I was sitting in my office one day in late March joking about Corona Virus, and drinking Corona on vacation, waiting to go to a meeting about our Company Trip to Jamaica. This was scheduled to happen one month exactly before I was to head out for this years Manson Tour in late April. Fast Forward 7 weeks, and No Jamaica, No California, and at the moment- no office or job. I would say the joke ended up being on me- but I know many people have it much worse than I do. Here is hoping it gets better for all of us soon....

I need a vacation bad ;)

Robert C said...

Lone Pine has always been a favorite burg of mine for years. Jeez I miss it.

Patty is Dead said...

Love this. :)

Dan S said...

They can suspend your livelihood why can't they suspend your debts? Come on, lawyers, is there a law they can't suspend rents? (And mortgages and such like?) Why does the buck stop with the overlords still getting paid?

Dan S said...

End the rat race!!!!!!

DebS said...

In California there is a moratorium on evictions and utilities can't be turned off for lack of payment either but I'm not sure how all that will eventually get repaid. People will be so deep in debt by the time things get to the new normal that it will be hard for many people to recover. Bankruptcy might be the only option for a large percentage of folks.

Matt said...

I remember Saint ingratiating himself immediately to all of the bikers by selecting every Grateful Dead tune on the jukebox. Then, he went all over town until he came back with Perrier for Ehs Nihil. Good times.

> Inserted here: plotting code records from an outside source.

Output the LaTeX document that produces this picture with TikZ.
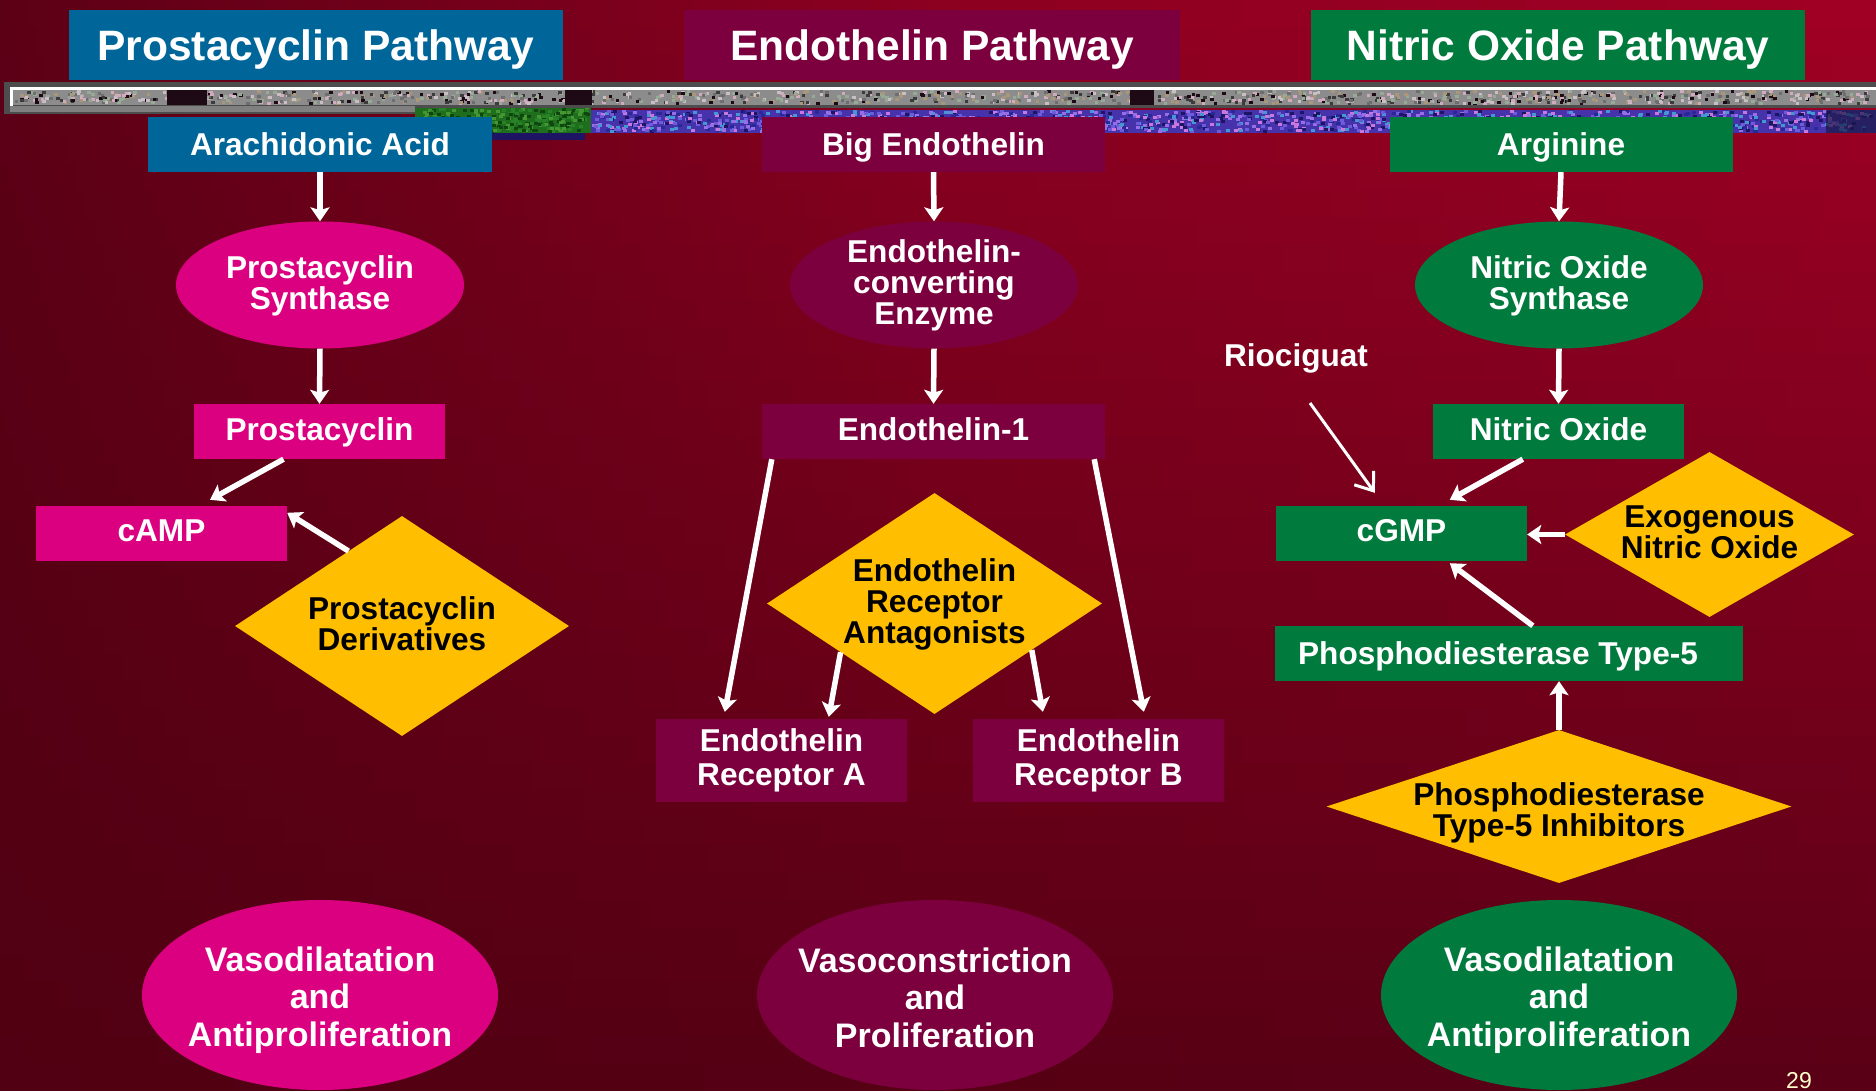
\documentclass[tikz,border=0pt]{standalone}
\usepackage{fontspec}
\setmainfont{Liberation Sans}
\usetikzlibrary{arrows.meta,calc,shapes.geometric}
\definecolor{cBlue}{HTML}{006699}
\definecolor{cMagenta}{HTML}{DB007F}
\definecolor{cMaroon}{HTML}{7C003E}
\definecolor{cGreen}{HTML}{007A3D}
\definecolor{cYellow}{HTML}{FFBF00}
\definecolor{cCream}{HTML}{FFFFCC}
\definecolor{bgTL}{RGB}{92,0,22}
\definecolor{bgTM}{RGB}{140,0,32}
\definecolor{bgTR}{RGB}{160,0,36}
\definecolor{bgBL}{RGB}{80,0,18}
\definecolor{bgBM}{RGB}{86,0,20}
\definecolor{bgBR}{RGB}{90,0,22}
\definecolor{frameGray}{RGB}{77,77,77}
\definecolor{lightGray}{RGB}{128,128,128}
\definecolor{bandGray}{RGB}{140,140,140}
\definecolor{ncA}{RGB}{200,190,195}
\definecolor{ncB}{RGB}{60,60,60}
\definecolor{ncC}{RGB}{170,150,120}
\definecolor{ncD}{RGB}{210,170,190}
\definecolor{ncE}{RGB}{110,110,110}
\definecolor{ncF}{RGB}{30,10,20}
\definecolor{ncG}{RGB}{150,170,150}
\definecolor{gnA}{RGB}{15,70,15}
\definecolor{gnB}{RGB}{70,150,50}
\definecolor{gnC}{RGB}{40,130,40}
\definecolor{gnBase}{RGB}{30,110,30}
\definecolor{bnBase}{RGB}{70,50,170}
\definecolor{bnA}{RGB}{110,90,220}
\definecolor{bnB}{RGB}{40,40,150}
\definecolor{bnC}{RGB}{150,110,230}
\definecolor{bnD}{RGB}{70,150,210}
\definecolor{bnE}{RGB}{30,20,100}
\definecolor{bnF}{RGB}{200,120,220}
\definecolor{navy}{RGB}{25,25,70}
\begin{document}
\begin{tikzpicture}[x=1pt,y=-1pt,
  txt/.style={text=white, font=\bfseries\fontsize{31.6}{31}\selectfont, align=center, inner sep=0pt},
  box/.style={rectangle, inner sep=0pt, minimum height=55pt, text=white, font=\bfseries\fontsize{31.6}{34}\selectfont, align=center},
  one/.style={text height=23pt, text depth=0pt},
  hdr/.style={box, minimum height=70pt, font=\bfseries\fontsize{42.5}{44}\selectfont, text height=31pt, text depth=0pt},
  blob/.style={ellipse, inner sep=0pt, minimum width=288pt, minimum height=127pt},
  bigblob/.style={ellipse, inner sep=0pt, minimum width=356pt, minimum height=190pt},
  dia/.style={diamond, inner sep=0pt, fill=cYellow},
  dtxt/.style={txt, text=black},
  btxt/.style={txt, font=\bfseries\fontsize{34}{37.5}\selectfont},
  arr/.style={draw=white, line width=5.5pt, -{Stealth[length=14pt,width=19pt,inset=3pt]}},
  thinarr/.style={draw=white, line width=3pt, -{Straight Barb[length=16pt,width=24pt]}},
]
\useasboundingbox (0,0) rectangle (1876,1091);
% background gradient
\foreach \i in {0,...,39}{
  \pgfmathsetmacro\bgmix{\i*100/39}
  \pgfmathsetmacro\ya{\i*27.275}
  \pgfmathsetmacro\yb{(\i+1)*27.275+0.8}
  \shade[left color=bgBL!\bgmix!bgTL, right color=bgBR!\bgmix!bgTR, middle color=bgBM!\bgmix!bgTM] (0,\ya) rectangle (1876,\yb);
}
% textured bar
\fill[frameGray] (4,82) rectangle (1876,108);
\fill[frameGray] (4,108) rectangle (415,114);
\fill[lightGray] (10,106) rectangle (415,112);
\fill[white] (10,87) rectangle (1876,90);
\fill[white] (10,87) rectangle (13,106);
\fill[bandGray] (13,90) rectangle (1876,105);
\pgfmathsetseed{12}
\pgfmathdeclarerandomlist{graynoise}{{ncA}{ncB}{ncC}{ncD}{ncE}{ncF}{ncG}}
\foreach \k in {1,...,1100}{
  \pgfmathsetmacro\nx{13+rnd*1858}
  \pgfmathsetmacro\ny{90+rnd*12}
  \pgfmathrandomitem{\nc}{graynoise}
  \fill[fill=\nc] (\nx,\ny) rectangle ++(3.5,3);
}
\fill[ncF] (167,90) rectangle (207,105);
\fill[ncF] (565,90) rectangle (592,105);
\fill[ncF] (1130,90) rectangle (1154,105);
% green noise
\fill[gnBase] (415,108) rectangle (591,133);
\fill[bnE] (491,133) rectangle (585,140);
\pgfmathdeclarerandomlist{greennoise}{{gnA}{gnB}{gnC}}
\foreach \k in {1,...,260}{
  \pgfmathsetmacro\nx{415+rnd*172}
  \pgfmathsetmacro\ny{108+rnd*22}
  \pgfmathrandomitem{\nc}{greennoise}
  \fill[fill=\nc] (\nx,\ny) rectangle ++(4,3);
}
% blue noise
\fill[bnBase] (591,110) rectangle (1876,133);
\pgfmathdeclarerandomlist{bluenoise}{{bnA}{bnB}{bnC}{bnD}{bnE}{bnF}}
\foreach \k in {1,...,1400}{
  \pgfmathsetmacro\nx{591+rnd*1281}
  \pgfmathsetmacro\ny{110+rnd*20}
  \pgfmathrandomitem{\nc}{bluenoise}
  \fill[fill=\nc] (\nx,\ny) rectangle ++(4,3);
}
\fill[navy, opacity=0.7] (1826,110) rectangle (1876,133);

% headers
\node[hdr, fill=cBlue, minimum width=494pt] (h1) at (316,45) {Prostacyclin Pathway};
\node[hdr, fill=cMaroon, minimum width=496pt] (h2) at (932,45) {Endothelin Pathway};
\node[hdr, fill=cGreen, minimum width=494pt] (h3) at (1558,45) {Nitric Oxide Pathway};

% row 2
\node[box, one, fill=cBlue, minimum width=344pt] (aa) at (320,144.5) {Arachidonic Acid};
\node[box, one, fill=cMaroon, minimum width=343pt] (be) at (933.5,144.5) {Big Endothelin};
\node[box, one, fill=cGreen, minimum width=343pt] (arg) at (1561,144.5) {Arginine};

% enzymes
\node[blob, fill=cMagenta] (ps) at (320,285) {};
\node[txt] (pst) at (320,285.4) {Prostacyclin\\Synthase};
\node[blob, fill=cMaroon] (ece) at (934,285) {};
\node[txt] (ecet) at (934,285.6) {Endothelin-\\converting\\Enzyme};
\node[blob, fill=cGreen] (nos) at (1559,285) {};
\node[txt] (nost) at (1559,285.4) {Nitric Oxide\\Synthase};

% row 3
\node[box, one, text depth=4.8pt, fill=cMagenta, minimum width=251pt] (pc) at (319.5,431.5) {Prostacyclin};
\node[box, one, text depth=4.8pt, fill=cMaroon, minimum width=343pt] (e1) at (933.5,431.5) {Endothelin-1};
\node[box, one, text depth=4.8pt, fill=cGreen, minimum width=251pt] (no) at (1558.5,431.5) {Nitric Oxide};
\node[txt, one] (rio) at (1296,355) {Riociguat};

\node[box, one, text depth=7.2pt, fill=cMagenta, minimum width=251pt] (camp) at (161.5,533.5) {cAMP};
\node[box, one, text depth=7.2pt, fill=cGreen, minimum width=251pt] (cgmp) at (1401.5,533.5) {cGMP};
\node[box, fill=cGreen, minimum width=468pt] (pde) at (1509,653.5) {};
\node[txt, one] (pdet) at (1498,652.5) {Phosphodiesterase Type-5};

\node[box, fill=cMaroon, minimum width=251pt, minimum height=83pt] (ra) at (781.5,760.5) {Endothelin\\Receptor A};
\node[box, fill=cMaroon, minimum width=251pt, minimum height=83pt] (rb) at (1098.5,760.5) {Endothelin\\Receptor B};

% diamonds
\node[dia, minimum width=334pt, minimum height=220pt] (pd) at (402,626) {};
\node[dtxt] (pdt) at (402,623.5) {Prostacyclin\\Derivatives};
\node[dia, minimum width=335pt, minimum height=221pt] (era) at (934.5,603.5) {};
\node[dtxt] (erat) at (934.5,604.6) {Endothelin\\Receptor\\Antagonists};
\node[dia, minimum width=289pt, minimum height=165pt] (exo) at (1709.5,534.5) {};
\node[dtxt] (exot) at (1709.5,532.7) {Exogenous\\Nitric Oxide};
\node[dia, minimum width=465pt, minimum height=153pt] (pdei) at (1559,806.5) {};
\node[dtxt] (pdeit) at (1559,812.6) {Phosphodiesterase\\Type-5 Inhibitors};

% outcomes
\node[bigblob, fill=cMagenta] (v1) at (320,995) {};
\node[btxt] (v1t) at (320,999.8) {Vasodilatation\\and\\Antiproliferation};
\node[bigblob, fill=cMaroon] (v2) at (935,995) {};
\node[btxt] (v2t) at (935,997.4) {Vasoconstriction\\and\\Proliferation};
\node[bigblob, fill=cGreen] (v3) at (1559,995) {};
\node[btxt] (v3t) at (1559,999.8) {Vasodilatation\\and\\Antiproliferation};

\node[anchor=base, inner sep=0pt, text=cCream, font=\fontsize{23}{23}\selectfont] (pgno) at (1799,1088.5) {29};

% connectors: prostacyclin
\draw[arr] (aa.south) -- (ps.north);
\draw[arr] (ps.south) -- (pc.north);
\draw[arr] ($(pc.south)+(-36,0)$) -- ($(camp.north)+(48.5,-6)$);
\draw[arr] ($(pd.west)!0.68!(pd.north)$) -- ($(camp.north east)+(0,7)$);
% endothelin
\draw[arr] (be.south) -- (ece.north);
\draw[arr] (ece.south) -- (e1.north);
\draw[arr] ($(e1.south west)+(10,0)$) -- ($(ra.north west)+(69,-7)$);
\draw[arr] ($(e1.south east)+(-11,0)$) -- ($(rb.north west)+(171,-7)$);
\draw[arr] ($(era.west)!0.44!(era.south)$) -- ($(ra.north west)+(173,-2)$);
\draw[arr] ($(era.east)!0.42!(era.south)$) -- ($(rb.north west)+(70,-7)$);
% nitric oxide
\draw[arr] (arg.south) -- (nos.north);
\draw[arr] (nos.south) -- (no.north);
\draw[arr] ($(no.south west)+(90,0)$) -- ($(cgmp.north west)+(174,-6)$);
\draw[thinarr] ($(rio.center)+(14,48)$) -- ($(cgmp.north west)+(99,-13)$);
\draw[arr] (exo.west) -- (exo.west -| cgmp.east);
\draw[arr] ($(pde.north west)+(258,0)$) -- ($(cgmp.south west)+(174,2)$);
\draw[arr] (pdei.north) -- (pdei.north |- pde.south);
\end{tikzpicture}
\end{document}
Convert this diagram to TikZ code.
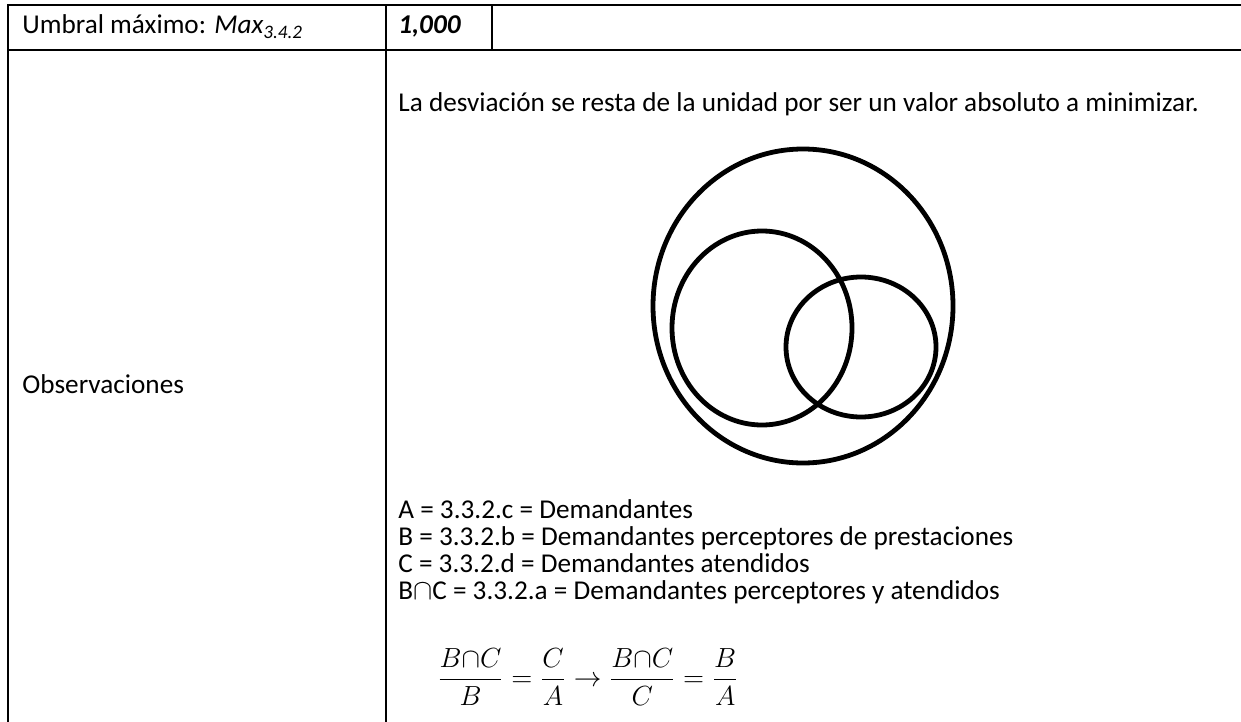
\documentclass[tikz,border=0pt]{standalone}
\usepackage{fontspec}
\setmainfont{Carlito}

\begin{document}
\begin{tikzpicture}[x=0.5pt,y=-0.5pt,
	rule/.style={line width=1.2pt},
	thinrule/.style={line width=0.6pt},
	venn/.style={line width=2.4pt},
	txt/.style={anchor=base west,inner sep=0pt,font=\fontsize{13.6}{16}\selectfont}]
		\useasboundingbox (0,0) rectangle (1241,722);
		% table
		\draw[rule] (7,5) -- (1241,5);
		\draw[rule] (7,50) -- (1241,50);
		\draw[rule] (8,5) -- (8,722);
		\draw[rule] (386,5) -- (386,722);
		\draw[thinrule] (492,5) -- (492,50);
		% cells
		\node[txt] (umbral) at (22,34) {Umbral máximo: \textit{Max}\textsubscript{\textit{3.4.2}}};
		\node[txt] (valor) at (398,34) {\textbf{\textit{1,000}}};
		\node[txt] (obs) at (22,393) {Observaciones};
		\node[txt] (nota) at (398,112) {La desviación se resta de la unidad por ser un valor absoluto a minimizar.};
		% venn
		\draw[venn] (803,306) ellipse [x radius=150, y radius=157];
		\draw[venn] (762,328) ellipse [x radius=90, y radius=97];
		\draw[venn] (861,347) ellipse [x radius=75, y radius=70];
		% legend (base = last line)
		\node[txt,align=left,font=\fontsize{13.6}{13.35}\selectfont] (leyenda) at (398,599)
			{A = 3.3.2.c = Demandantes\\
			B = 3.3.2.b = Demandantes perceptores de prestaciones\\
			C = 3.3.2.d = Demandantes atendidos\\
			B$\cap$C = 3.3.2.a = Demandantes perceptores y atendidos};
		\node[anchor=west,inner sep=0pt,scale=0.96,font=\fontsize{14.4}{16}\selectfont] (formula) at (437,677)
			{$\displaystyle \frac{B{\cap}C}{B}=\frac{C}{A}\rightarrow\frac{B{\cap}C}{C}=\frac{B}{A}$};
	\end{tikzpicture}
\end{document}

Such a shame, that was a cool place lots of room and just seedy enough to make you feel welcome.


St. Circumstance said...

lol I remembered the Bikers but forgot about the Perrier :) Well- I asked what he wanted to drink :)

I also remember that was about the only word he said to me the entire trip. I was sure he had no ideas who I was or that I was even there. He is a very quiet guy. He remembered the drink though when we dropped him off at home on way back to L.A. He made us those gift bags with all the old magazines and interviews. Very nice.

That really was an amazing adventure that was part of an incredible week!! Very cool place!

Dan S said...

Indeed. And they'll get rid of a bunch of rent controlled properties and small businesses. I'll stop now cuz this isn't the class warfare bulletin board!
Hey at least we are free to ride our bicycles. As a bicycle guy i always remarked on how in his court speech riding bicycles is the first thing Charlie mentions

orwhut said...

Did Charlie ever ride a bicycle?

Matt said...

orwhut said...
Did Charlie ever ride a bicycle?


I would assume so. I don't know anyone who learned balance on a motorcycle without leaning on a bicycle first.


orwhut said...

I phrased that question very poorly, Matt. What I was trying to find out is whether Charlie set an example by using a bicycle to save the environment in his adult life.

On the other hand, there was some famous killer who whined that he never learned to ride a bicycle. If it wasn't Charles Manson, it might have been Charles Starkweather.

Peter said...

He should have rode a unicycle because he was a ckown.

Dan S said...

One of my favorite terms: ass-clown!

Dan S said...

History had shown Charlie dumped loads of dune buggy parts all over to save the environment

orwhut said...

Deb,
I can't thank you enough for labeling the people in the pictures. Not knowing who everybody is is my only frustration with the tour reports.